Regulation of Investigatory Powers Act 2000 (RIPA) – This prohibits employers from intentionally intercepting any type of public or private electronic communication that is sent by their employees, unless they have been given consent or have lawful authority to do so.
Lawful authority could be gained in certain circumstances under regulations which allow businesses to intercept messages on their own internal systems without consent. This interception could only be carried out for specific, authorised purposes and the employer has a responsibility to take reasonable steps to inform employees that their communications may be monitored.
Data Protection Act 1998 – Under the Data Protection Act, employers may still be able to monitor their employees’ telecommunications. However, the employer would be obliged to inform employees that this data is being monitored, that it is being processed securely and that the data collected is not excessive or disproportionate.
Can I See What Information my Employer Holds on Me?

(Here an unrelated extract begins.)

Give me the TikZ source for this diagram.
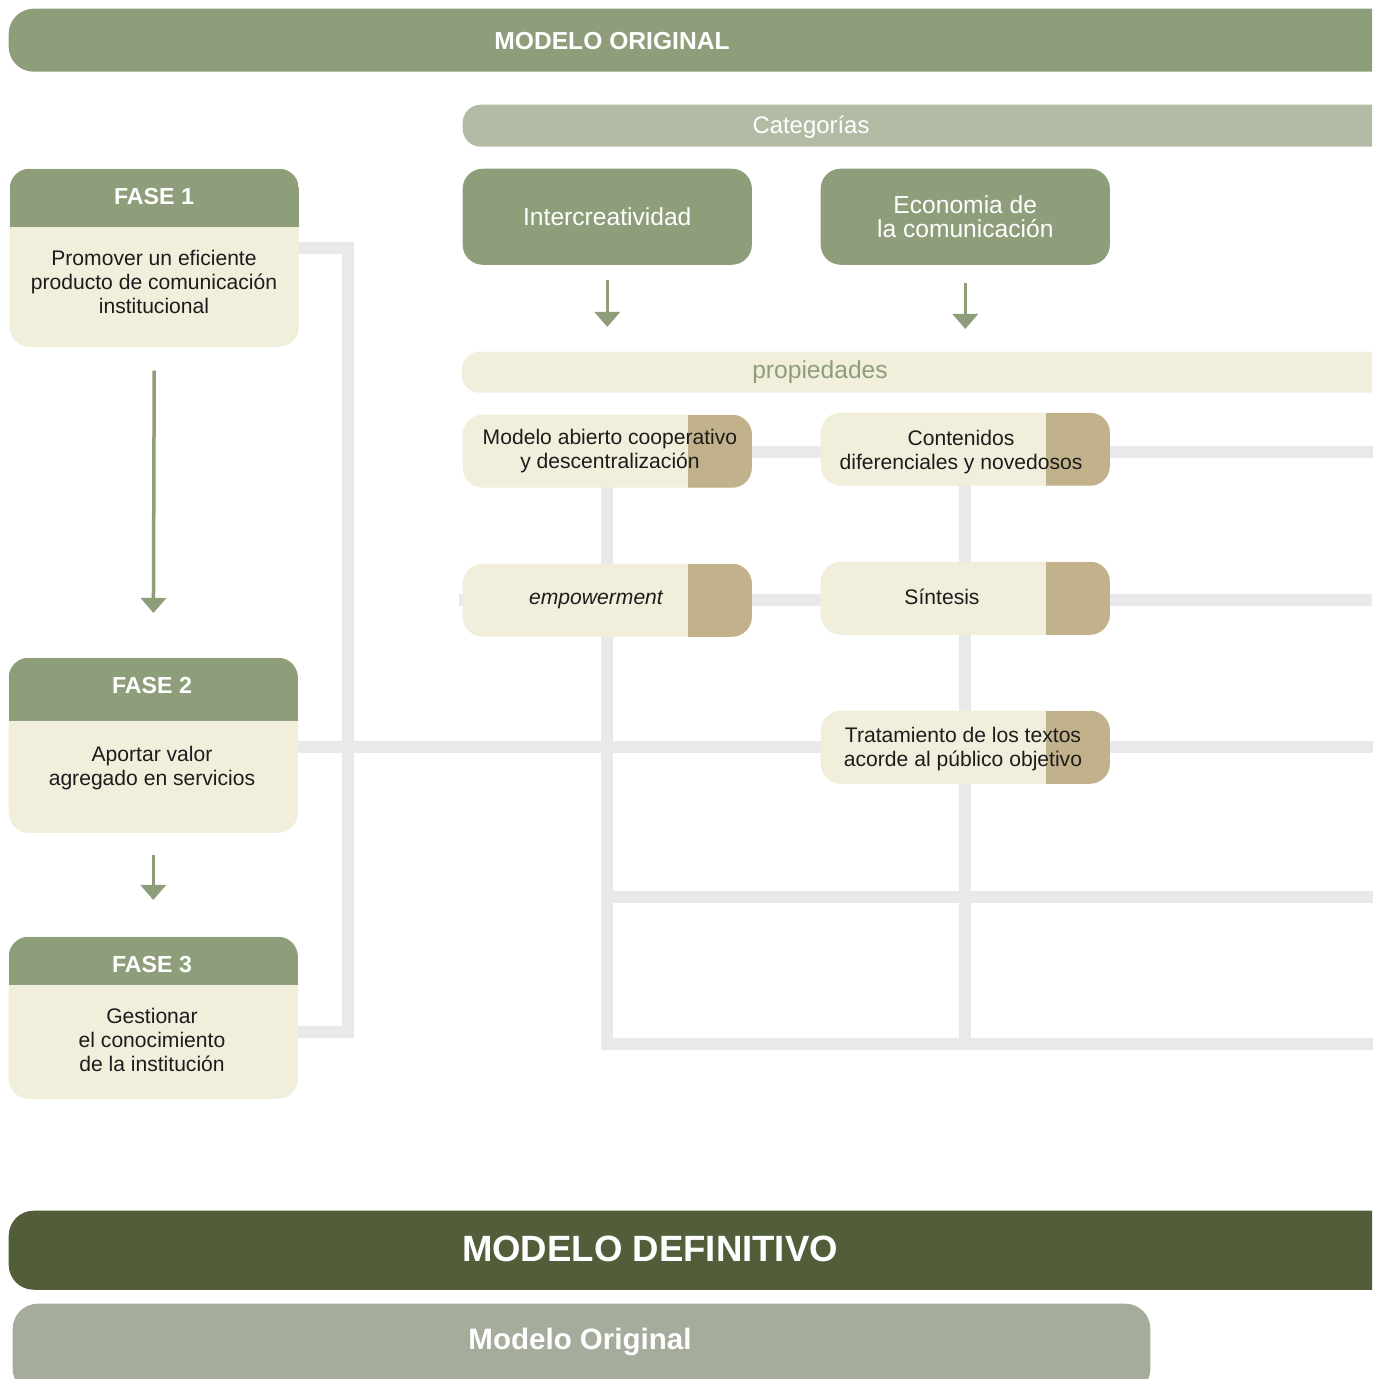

All employees have a legal right to know what information their employer holds on them and how this information is being held.
In order to obtain a copy of the information held on you, you will need to submit a Subject Access Request (SAR). This is simply a written request in which you ask your employer for the information to which you are entitled, under section 7 of the Data Protection Act of 1998.
There is no set format that this written request needs to follow. It’s worth noting that there is usually a fee of up to £10 that will need to be paid when submitting the request. This fee would be payable again on any subsequent requests, so it’s important to ensure that your first request clearly specifies the information that you want.
It’s also possible for someone else to submit a Subject Access Request on your behalf, providing this person can prove that they have authority to act on your behalf.
Once your employer has received the request, they will have 40 days to provide you with:
- Details of whether any of your personal data is being processed
- A description of the personal data they hold on you, the reason(s) why it is being processed and whether it will be shared with any other organisations or individuals
- A copy of the information held and details of the source of the data, if this is available.
There are some circumstances in which your employer may be able to refuse a Subject Access Request. For example, they may be allowed to refuse if it would disclose details of an identifiable third person or a proposed pay rise, promotion, transfer, training or redundancy.
What if the Information is Wrong?
If you find that the data held on you is inaccurate, or it it’s likely to cause you significant unwarranted distress or damage, then you are entitled to request that this data is amended or deleted. Once you have made this request, your employer will have 21 days to remove or amend the information.